Wednesday, March 27, 2019

Rukban

The caliphate suffered its final defeat in Syria over the weekend, giving up the ghost to U.S.-proxy Kurdish-led Syrian Defense Forces (SDF) in the town of Baghouz, "the last piece of territory held by ISIS."

One expected more fanfare; instead, the story came and went with hardly any comment. Trump has been proclaiming "mission accomplished" for months, and he has gone back and forth about stationing U.S. troops in Syria, the latest being February's announcement that a total of 400 will remain indefinitely, 200 in Rojava and 200 at al-Tanf.

Like the Integrity Initiative, al-Tanf is one of those topics that the Western mainstream media prefers to ignore. It is a critical border crossing (Syria-Iraq-Jordan) captured by jihadists in 2016 and expanded into a permanent base by the U.S.

Al-Tanf has been in the news recently. The U.S. and its proxies refuse to allow 40,000 refugees  living at the Rukban camp located within al-Tanf to leave. Syria and Russia have tried to negotiate with the U.S. for the freedom of the refugees, and on Saturday 360 refugees were allowed to leave.

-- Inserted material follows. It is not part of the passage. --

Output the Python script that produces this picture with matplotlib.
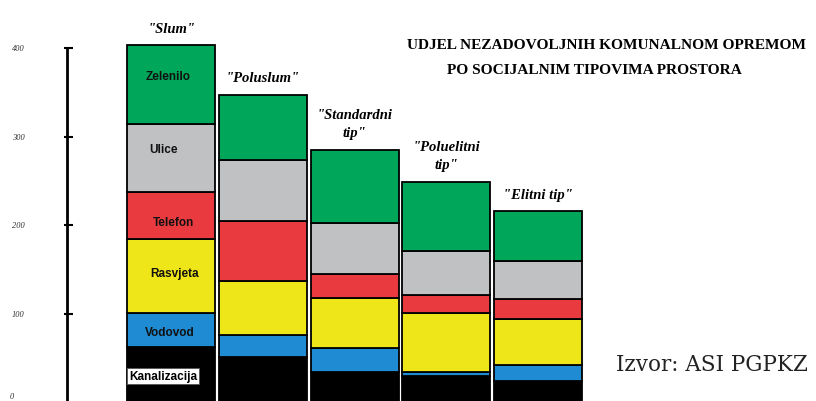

The UNHCR has gotten involved. WHO has declared the conditions at Rukban "deplorable." According to a statement released from a multilateral meeting (one the U.S. refused to participate in) yesterday on Rukban:
The position of the command of the American troops is puzzling. They themselves invaded the territory of Syria, illegally occupied the 55-kilometer zone of al-Tanf and, under false pretences, blocked humanitarian initiatives to disband the Rukban camp. Despite the assurances of our American partners about joint cooperation, their goal is clearly not to save Syrian citizens dying from insanitary conditions, hunger, cold and diseases.